What to do — Omit all images, then repeat exactly the lines below from the one containing "Clone this chart in D3.js." through the one containing "const y = d3.scaleLinear().domain([0, 100]).range([750, 70]);", both ends included.

=======

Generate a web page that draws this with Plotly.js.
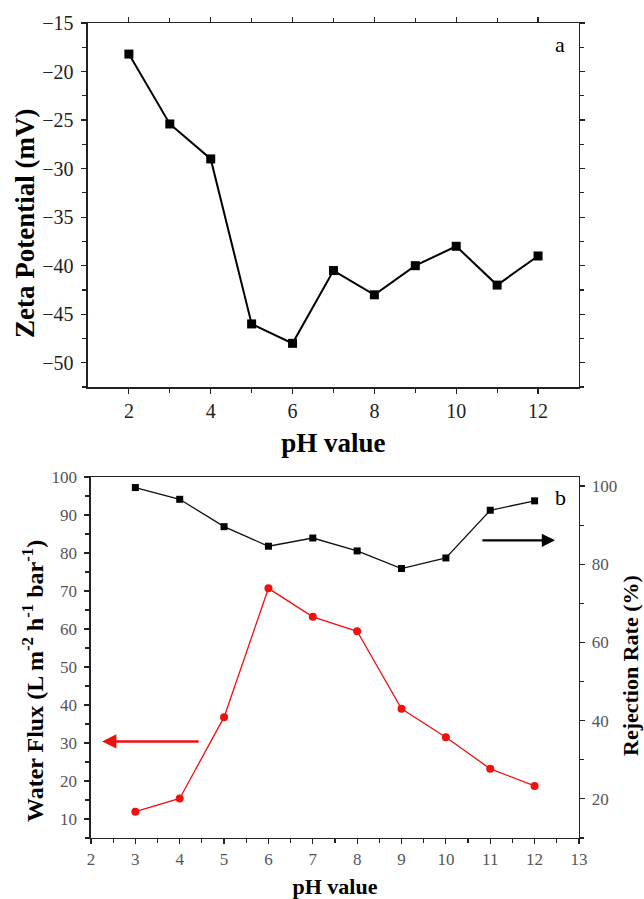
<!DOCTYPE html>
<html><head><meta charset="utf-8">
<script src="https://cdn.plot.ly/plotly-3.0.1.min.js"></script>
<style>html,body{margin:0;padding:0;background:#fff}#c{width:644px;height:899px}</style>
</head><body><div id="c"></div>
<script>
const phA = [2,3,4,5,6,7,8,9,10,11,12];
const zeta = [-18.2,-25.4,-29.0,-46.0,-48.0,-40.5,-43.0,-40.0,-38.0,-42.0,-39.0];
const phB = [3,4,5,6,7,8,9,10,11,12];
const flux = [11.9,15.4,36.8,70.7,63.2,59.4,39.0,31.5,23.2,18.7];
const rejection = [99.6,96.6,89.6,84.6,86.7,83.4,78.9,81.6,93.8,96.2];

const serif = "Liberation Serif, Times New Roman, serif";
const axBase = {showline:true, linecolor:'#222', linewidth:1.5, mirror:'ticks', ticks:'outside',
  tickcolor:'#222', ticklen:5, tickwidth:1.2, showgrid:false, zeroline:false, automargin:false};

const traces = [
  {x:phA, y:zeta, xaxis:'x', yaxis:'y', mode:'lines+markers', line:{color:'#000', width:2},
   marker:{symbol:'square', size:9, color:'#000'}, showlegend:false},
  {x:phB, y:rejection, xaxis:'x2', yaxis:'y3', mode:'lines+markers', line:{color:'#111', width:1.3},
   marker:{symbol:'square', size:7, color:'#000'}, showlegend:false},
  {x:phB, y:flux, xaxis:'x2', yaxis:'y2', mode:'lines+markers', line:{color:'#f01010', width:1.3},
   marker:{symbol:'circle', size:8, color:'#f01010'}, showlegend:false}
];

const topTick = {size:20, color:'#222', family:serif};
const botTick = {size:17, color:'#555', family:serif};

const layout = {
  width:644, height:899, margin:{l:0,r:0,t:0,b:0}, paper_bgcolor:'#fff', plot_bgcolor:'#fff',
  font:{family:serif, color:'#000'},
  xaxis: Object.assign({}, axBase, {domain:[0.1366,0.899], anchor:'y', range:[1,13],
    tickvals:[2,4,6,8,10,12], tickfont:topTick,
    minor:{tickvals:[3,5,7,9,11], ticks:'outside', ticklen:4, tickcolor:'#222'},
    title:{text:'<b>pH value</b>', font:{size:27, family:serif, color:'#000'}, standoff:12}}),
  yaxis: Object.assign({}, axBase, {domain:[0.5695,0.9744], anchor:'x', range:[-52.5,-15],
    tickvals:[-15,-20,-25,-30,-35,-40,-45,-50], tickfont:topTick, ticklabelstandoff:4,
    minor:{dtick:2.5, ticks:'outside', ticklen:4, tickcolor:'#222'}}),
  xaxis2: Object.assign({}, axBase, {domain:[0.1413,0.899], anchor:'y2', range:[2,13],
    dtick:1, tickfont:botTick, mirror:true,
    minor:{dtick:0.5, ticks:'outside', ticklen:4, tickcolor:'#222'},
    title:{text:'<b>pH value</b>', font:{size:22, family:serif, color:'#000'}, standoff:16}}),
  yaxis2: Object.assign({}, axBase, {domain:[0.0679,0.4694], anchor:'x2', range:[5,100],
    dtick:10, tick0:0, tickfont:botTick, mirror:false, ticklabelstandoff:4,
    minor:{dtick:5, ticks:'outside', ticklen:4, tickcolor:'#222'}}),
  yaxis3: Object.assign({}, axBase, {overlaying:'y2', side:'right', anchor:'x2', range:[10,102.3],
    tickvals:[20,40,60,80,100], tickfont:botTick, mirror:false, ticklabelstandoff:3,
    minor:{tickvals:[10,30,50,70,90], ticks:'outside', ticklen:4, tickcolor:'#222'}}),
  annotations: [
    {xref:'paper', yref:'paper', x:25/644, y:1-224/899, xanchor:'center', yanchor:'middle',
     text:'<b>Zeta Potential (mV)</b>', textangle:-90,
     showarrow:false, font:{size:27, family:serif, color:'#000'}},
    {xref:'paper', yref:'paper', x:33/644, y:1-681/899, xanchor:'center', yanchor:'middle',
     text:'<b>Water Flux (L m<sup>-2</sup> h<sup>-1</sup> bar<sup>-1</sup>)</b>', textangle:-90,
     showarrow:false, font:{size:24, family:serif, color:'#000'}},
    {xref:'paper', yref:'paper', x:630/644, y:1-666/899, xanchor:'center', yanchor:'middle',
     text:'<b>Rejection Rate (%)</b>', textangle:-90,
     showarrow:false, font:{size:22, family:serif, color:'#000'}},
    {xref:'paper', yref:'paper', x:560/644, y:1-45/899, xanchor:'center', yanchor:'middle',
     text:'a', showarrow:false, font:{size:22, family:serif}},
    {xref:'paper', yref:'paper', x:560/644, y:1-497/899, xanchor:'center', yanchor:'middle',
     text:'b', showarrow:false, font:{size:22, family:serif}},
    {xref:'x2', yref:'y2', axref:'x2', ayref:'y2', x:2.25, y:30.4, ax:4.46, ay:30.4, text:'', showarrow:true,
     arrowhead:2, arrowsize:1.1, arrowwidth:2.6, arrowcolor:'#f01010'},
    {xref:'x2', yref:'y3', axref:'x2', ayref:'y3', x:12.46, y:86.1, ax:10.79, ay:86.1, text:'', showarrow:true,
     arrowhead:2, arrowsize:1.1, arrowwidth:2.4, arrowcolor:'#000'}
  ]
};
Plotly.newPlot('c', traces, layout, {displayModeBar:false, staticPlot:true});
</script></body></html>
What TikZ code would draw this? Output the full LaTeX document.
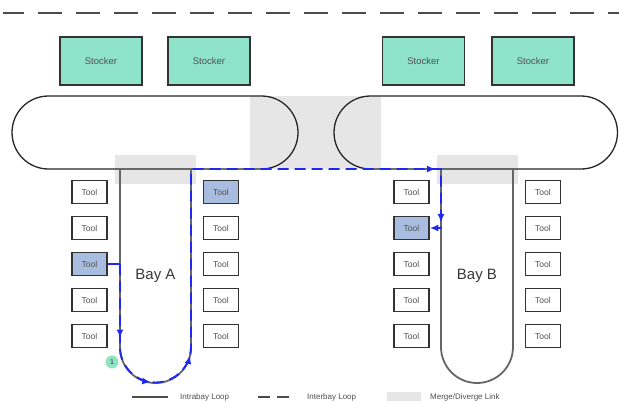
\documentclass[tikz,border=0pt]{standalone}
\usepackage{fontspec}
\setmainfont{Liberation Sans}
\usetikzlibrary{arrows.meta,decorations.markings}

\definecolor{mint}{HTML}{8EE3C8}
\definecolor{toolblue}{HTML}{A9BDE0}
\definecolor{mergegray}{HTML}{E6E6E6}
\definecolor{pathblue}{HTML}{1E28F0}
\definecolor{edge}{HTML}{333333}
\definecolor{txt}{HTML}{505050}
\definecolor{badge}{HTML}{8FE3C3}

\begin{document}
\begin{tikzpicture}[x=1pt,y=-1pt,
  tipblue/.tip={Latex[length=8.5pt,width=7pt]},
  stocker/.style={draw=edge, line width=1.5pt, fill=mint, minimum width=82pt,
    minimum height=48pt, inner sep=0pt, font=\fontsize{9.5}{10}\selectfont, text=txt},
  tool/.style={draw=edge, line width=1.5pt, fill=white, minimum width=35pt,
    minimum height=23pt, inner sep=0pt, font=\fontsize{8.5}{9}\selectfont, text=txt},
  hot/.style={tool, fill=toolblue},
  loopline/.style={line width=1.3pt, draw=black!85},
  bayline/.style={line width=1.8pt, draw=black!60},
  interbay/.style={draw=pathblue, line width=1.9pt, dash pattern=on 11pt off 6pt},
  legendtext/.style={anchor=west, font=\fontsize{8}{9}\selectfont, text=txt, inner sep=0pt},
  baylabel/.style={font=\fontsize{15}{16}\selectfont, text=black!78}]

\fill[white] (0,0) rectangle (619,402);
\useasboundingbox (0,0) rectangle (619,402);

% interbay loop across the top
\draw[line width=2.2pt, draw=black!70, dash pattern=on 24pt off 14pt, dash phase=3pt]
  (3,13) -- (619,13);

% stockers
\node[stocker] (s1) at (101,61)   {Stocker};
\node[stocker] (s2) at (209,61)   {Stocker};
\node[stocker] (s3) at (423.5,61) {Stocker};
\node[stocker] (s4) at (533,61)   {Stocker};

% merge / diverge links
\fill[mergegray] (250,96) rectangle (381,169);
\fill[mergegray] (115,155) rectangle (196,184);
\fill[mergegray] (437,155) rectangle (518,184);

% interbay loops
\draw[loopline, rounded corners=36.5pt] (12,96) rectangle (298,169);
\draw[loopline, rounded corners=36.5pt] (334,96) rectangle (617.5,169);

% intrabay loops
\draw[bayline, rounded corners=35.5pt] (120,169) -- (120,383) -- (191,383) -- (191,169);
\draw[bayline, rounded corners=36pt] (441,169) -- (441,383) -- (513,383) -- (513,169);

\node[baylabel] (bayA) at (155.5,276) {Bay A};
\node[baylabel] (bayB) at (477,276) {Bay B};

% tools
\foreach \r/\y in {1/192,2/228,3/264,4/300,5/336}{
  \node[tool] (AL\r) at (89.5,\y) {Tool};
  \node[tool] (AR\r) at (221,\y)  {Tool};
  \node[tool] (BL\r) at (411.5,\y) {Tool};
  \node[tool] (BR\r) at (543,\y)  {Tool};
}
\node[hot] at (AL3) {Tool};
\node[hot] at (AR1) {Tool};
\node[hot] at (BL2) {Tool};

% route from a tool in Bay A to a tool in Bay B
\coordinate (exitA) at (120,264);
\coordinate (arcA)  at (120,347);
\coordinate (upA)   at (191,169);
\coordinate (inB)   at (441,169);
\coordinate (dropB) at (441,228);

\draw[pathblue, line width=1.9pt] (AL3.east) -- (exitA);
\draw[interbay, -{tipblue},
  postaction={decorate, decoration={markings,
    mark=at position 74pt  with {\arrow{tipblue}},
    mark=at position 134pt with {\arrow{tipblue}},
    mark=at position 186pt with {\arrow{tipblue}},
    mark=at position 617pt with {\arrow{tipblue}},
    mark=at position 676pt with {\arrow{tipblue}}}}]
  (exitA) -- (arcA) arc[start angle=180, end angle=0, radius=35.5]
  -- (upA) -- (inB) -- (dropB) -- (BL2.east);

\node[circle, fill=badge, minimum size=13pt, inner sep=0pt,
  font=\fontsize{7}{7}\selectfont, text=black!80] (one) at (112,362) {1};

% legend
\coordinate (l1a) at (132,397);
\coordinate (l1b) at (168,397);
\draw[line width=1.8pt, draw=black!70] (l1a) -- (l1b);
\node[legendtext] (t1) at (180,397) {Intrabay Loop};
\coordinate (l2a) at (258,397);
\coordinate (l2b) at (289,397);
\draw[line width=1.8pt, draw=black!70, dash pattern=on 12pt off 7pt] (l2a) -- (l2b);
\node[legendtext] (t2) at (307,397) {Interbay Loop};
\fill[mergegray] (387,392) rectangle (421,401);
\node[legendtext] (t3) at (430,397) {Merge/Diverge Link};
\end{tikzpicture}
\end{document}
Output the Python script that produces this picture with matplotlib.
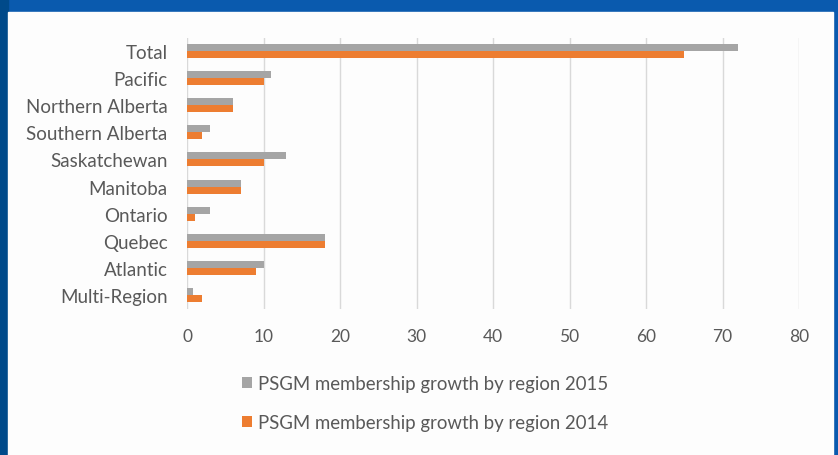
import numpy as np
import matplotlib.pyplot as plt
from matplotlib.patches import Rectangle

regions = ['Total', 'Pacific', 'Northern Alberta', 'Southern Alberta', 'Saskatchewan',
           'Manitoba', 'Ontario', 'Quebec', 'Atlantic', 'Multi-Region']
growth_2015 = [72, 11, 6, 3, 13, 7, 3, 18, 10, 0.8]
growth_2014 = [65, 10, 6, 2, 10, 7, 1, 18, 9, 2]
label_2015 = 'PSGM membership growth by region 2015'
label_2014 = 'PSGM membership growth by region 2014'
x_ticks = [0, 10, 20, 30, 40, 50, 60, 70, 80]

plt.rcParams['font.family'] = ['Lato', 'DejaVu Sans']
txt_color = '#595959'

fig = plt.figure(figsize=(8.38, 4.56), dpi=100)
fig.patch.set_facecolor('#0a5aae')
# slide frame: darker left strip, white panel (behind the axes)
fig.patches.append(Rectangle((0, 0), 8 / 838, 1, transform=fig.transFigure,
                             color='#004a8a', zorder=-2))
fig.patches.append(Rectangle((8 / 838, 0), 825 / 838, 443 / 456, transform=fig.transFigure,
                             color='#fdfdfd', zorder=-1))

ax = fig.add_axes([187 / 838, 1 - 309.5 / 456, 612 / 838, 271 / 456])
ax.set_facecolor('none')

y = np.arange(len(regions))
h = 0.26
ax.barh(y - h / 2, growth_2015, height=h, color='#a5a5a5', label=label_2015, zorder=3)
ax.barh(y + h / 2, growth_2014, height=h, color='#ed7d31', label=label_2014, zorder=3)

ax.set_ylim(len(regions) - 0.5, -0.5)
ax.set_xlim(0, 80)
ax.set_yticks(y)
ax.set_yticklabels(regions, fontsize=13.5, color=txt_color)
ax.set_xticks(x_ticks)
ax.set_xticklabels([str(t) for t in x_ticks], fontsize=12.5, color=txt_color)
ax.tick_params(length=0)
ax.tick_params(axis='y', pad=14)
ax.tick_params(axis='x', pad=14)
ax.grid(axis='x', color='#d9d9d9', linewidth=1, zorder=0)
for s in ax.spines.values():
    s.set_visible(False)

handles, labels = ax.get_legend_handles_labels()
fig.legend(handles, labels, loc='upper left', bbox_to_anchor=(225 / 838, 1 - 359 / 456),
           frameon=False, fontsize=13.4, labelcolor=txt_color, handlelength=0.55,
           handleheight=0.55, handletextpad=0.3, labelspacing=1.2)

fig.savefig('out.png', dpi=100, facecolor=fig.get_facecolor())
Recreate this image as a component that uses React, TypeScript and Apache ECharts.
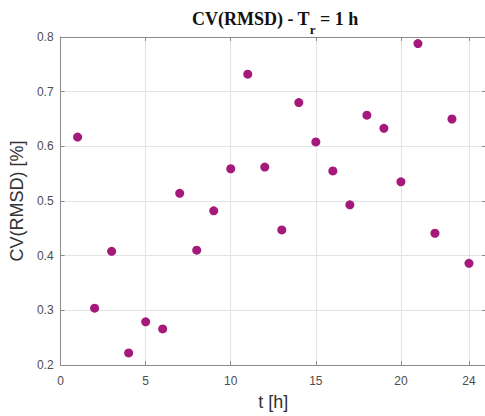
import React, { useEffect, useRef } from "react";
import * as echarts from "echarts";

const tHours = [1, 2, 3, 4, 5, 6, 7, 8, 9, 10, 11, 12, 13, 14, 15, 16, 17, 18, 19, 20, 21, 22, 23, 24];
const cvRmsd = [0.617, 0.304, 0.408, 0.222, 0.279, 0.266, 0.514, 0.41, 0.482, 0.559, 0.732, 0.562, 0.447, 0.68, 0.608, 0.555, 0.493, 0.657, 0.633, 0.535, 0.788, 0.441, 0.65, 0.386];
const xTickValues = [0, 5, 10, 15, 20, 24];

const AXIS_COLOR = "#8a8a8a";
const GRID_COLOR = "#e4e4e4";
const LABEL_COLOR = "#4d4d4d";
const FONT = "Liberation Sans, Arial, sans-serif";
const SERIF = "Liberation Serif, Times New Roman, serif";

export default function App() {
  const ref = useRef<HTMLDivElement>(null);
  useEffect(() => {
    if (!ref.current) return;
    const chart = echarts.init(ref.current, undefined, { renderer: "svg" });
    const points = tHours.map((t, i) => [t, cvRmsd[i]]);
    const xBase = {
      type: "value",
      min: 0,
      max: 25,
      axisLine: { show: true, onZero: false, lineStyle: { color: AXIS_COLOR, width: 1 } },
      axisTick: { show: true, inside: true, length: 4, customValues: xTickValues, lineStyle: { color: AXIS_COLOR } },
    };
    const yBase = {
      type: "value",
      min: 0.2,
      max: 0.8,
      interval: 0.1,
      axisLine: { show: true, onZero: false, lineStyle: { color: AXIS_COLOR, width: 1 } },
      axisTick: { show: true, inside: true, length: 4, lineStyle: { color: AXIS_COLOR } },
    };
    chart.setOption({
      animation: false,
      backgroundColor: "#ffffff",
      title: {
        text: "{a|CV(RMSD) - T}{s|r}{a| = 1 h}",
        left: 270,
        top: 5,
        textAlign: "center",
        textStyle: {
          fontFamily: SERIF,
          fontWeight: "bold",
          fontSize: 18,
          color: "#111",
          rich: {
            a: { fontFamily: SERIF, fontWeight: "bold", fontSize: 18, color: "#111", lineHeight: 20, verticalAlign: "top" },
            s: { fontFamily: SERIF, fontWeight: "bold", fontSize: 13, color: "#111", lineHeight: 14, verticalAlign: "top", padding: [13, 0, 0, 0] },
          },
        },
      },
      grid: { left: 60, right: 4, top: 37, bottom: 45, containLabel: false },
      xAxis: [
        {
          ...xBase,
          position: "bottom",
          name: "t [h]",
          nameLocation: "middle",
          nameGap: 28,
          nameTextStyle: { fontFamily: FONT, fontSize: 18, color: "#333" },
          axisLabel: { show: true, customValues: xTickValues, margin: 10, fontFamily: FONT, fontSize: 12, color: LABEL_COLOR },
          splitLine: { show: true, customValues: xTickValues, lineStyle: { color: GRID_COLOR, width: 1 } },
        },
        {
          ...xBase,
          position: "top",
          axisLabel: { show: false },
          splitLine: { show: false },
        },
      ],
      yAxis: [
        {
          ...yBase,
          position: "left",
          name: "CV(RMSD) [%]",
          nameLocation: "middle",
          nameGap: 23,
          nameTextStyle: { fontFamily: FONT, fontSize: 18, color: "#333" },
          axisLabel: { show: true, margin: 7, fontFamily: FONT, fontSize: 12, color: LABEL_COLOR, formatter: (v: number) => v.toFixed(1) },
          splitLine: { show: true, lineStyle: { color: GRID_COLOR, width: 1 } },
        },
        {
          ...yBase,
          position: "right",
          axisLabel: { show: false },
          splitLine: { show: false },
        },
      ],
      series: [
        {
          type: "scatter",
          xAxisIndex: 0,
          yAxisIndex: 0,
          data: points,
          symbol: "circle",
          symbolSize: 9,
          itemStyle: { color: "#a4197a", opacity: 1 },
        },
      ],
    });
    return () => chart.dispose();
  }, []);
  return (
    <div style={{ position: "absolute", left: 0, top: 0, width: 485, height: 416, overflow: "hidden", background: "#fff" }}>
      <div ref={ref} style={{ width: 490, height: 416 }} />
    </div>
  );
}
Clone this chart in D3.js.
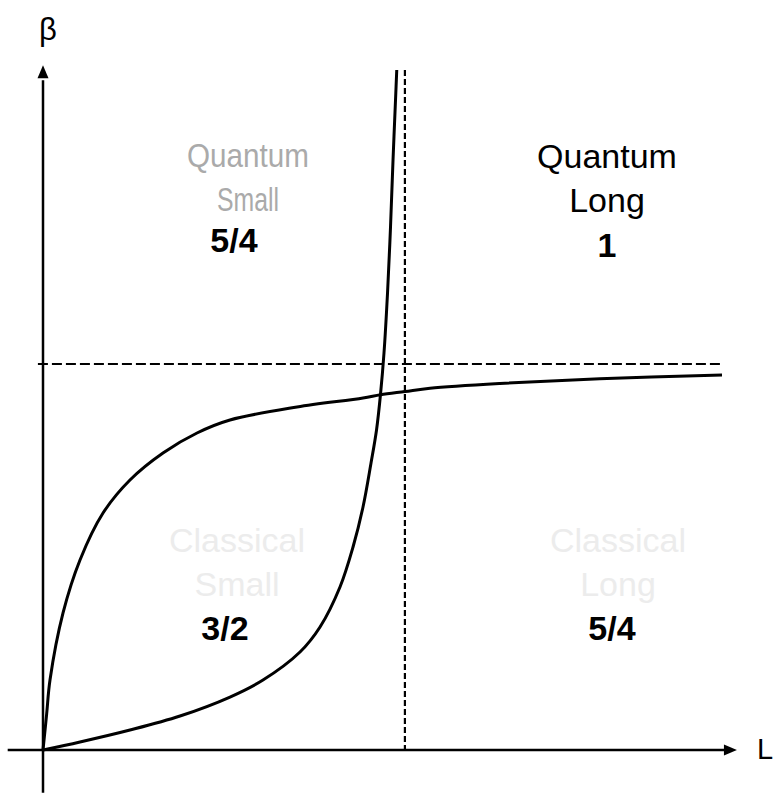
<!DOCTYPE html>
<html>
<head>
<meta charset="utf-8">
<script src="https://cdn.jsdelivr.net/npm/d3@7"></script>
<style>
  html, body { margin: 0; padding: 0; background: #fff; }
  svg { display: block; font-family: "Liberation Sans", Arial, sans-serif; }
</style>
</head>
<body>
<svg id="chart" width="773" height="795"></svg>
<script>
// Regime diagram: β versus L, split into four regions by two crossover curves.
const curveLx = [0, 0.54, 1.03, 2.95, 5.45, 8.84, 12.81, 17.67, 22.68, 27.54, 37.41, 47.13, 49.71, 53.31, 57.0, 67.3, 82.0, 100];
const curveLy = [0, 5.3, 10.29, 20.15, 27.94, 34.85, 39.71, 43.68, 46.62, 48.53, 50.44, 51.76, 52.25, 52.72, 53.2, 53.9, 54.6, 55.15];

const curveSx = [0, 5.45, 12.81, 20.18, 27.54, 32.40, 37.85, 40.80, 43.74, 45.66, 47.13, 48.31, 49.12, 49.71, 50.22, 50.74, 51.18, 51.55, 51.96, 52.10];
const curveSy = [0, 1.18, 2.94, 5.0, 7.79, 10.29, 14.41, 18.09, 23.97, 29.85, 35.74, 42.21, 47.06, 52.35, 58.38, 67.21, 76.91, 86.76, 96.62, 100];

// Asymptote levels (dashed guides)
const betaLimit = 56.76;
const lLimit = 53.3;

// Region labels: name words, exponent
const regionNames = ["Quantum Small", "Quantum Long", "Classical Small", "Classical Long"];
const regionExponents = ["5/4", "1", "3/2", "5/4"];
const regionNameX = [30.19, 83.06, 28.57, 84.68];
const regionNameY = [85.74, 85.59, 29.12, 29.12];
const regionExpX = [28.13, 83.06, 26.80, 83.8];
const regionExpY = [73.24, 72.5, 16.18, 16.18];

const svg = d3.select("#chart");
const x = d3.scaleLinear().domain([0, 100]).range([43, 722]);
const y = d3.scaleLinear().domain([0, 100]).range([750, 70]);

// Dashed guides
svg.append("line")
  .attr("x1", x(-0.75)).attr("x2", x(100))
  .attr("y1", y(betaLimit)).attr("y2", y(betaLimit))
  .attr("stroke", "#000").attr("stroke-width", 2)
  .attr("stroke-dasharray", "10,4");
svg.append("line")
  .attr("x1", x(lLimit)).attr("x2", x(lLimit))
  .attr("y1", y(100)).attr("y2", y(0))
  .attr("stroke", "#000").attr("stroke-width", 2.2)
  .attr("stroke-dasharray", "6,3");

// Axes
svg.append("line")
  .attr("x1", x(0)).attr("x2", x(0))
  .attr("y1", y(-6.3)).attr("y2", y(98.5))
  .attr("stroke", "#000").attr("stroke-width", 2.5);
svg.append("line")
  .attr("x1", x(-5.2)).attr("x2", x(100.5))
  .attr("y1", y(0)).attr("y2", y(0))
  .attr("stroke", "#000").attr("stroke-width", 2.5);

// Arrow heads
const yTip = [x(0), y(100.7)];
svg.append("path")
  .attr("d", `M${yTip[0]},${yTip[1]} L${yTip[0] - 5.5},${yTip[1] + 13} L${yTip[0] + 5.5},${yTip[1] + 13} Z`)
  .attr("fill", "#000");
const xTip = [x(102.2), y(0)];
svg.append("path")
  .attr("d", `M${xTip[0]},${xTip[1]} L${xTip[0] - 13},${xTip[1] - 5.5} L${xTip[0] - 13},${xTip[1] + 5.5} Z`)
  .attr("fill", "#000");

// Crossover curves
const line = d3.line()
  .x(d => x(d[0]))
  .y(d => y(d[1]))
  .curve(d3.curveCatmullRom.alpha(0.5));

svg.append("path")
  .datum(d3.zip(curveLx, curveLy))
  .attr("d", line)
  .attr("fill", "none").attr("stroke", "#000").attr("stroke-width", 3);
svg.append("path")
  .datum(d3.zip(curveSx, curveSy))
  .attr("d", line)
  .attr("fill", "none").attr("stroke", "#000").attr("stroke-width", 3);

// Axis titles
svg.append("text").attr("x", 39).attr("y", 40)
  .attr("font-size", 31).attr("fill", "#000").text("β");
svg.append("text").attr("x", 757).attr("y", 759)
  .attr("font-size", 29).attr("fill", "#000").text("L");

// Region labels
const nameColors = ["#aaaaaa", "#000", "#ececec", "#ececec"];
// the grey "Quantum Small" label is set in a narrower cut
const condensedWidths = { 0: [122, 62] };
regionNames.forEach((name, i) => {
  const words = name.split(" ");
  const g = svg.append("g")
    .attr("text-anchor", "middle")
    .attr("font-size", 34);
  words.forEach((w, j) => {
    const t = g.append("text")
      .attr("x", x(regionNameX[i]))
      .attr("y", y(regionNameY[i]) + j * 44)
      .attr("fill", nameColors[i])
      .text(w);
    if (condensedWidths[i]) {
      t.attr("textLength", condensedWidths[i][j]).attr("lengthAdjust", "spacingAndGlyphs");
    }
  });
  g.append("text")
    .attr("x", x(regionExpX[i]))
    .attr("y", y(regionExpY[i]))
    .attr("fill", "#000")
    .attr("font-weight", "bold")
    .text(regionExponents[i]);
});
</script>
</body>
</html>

=======

Reply to the task —
Clone this chart in D3.js.
<!DOCTYPE html>
<html>
<head>
<meta charset="utf-8">
<script src="https://cdn.jsdelivr.net/npm/d3@7"></script>
<style>
  html, body { margin: 0; padding: 0; background: #fff; }
  svg { display: block; font-family: "Liberation Sans", Arial, sans-serif; }
</style>
</head>
<body>
<svg id="chart" width="773" height="795"></svg>
<script>
// Regime diagram: β versus L, split into four regions by two crossover curves.
const curveLx = [0, 0.54, 1.03, 2.95, 5.45, 8.84, 12.81, 17.67, 22.68, 27.54, 37.41, 47.13, 49.71, 53.31, 57.0, 67.3, 82.0, 100];
const curveLy = [0, 5.3, 10.29, 20.15, 27.94, 34.85, 39.71, 43.68, 46.62, 48.53, 50.44, 51.76, 52.25, 52.72, 53.2, 53.9, 54.6, 55.15];

const curveSx = [0, 5.45, 12.81, 20.18, 27.54, 32.40, 37.85, 40.80, 43.74, 45.66, 47.13, 48.31, 49.12, 49.71, 50.22, 50.74, 51.18, 51.55, 51.96, 52.10];
const curveSy = [0, 1.18, 2.94, 5.0, 7.79, 10.29, 14.41, 18.09, 23.97, 29.85, 35.74, 42.21, 47.06, 52.35, 58.38, 67.21, 76.91, 86.76, 96.62, 100];

// Asymptote levels (dashed guides)
const betaLimit = 56.76;
const lLimit = 53.3;

// Region labels: name words, exponent
const regionNames = ["Quantum Small", "Quantum Long", "Classical Small", "Classical Long"];
const regionExponents = ["5/4", "1", "3/2", "5/4"];
const regionNameX = [30.19, 83.06, 28.57, 84.68];
const regionNameY = [85.74, 85.59, 29.12, 29.12];
const regionExpX = [28.13, 83.06, 26.80, 83.8];
const regionExpY = [73.24, 72.5, 16.18, 16.18];

const svg = d3.select("#chart");
const x = d3.scaleLinear().domain([0, 100]).range([43, 722]);
const y = d3.scaleLinear().domain([0, 100]).range([750, 70]);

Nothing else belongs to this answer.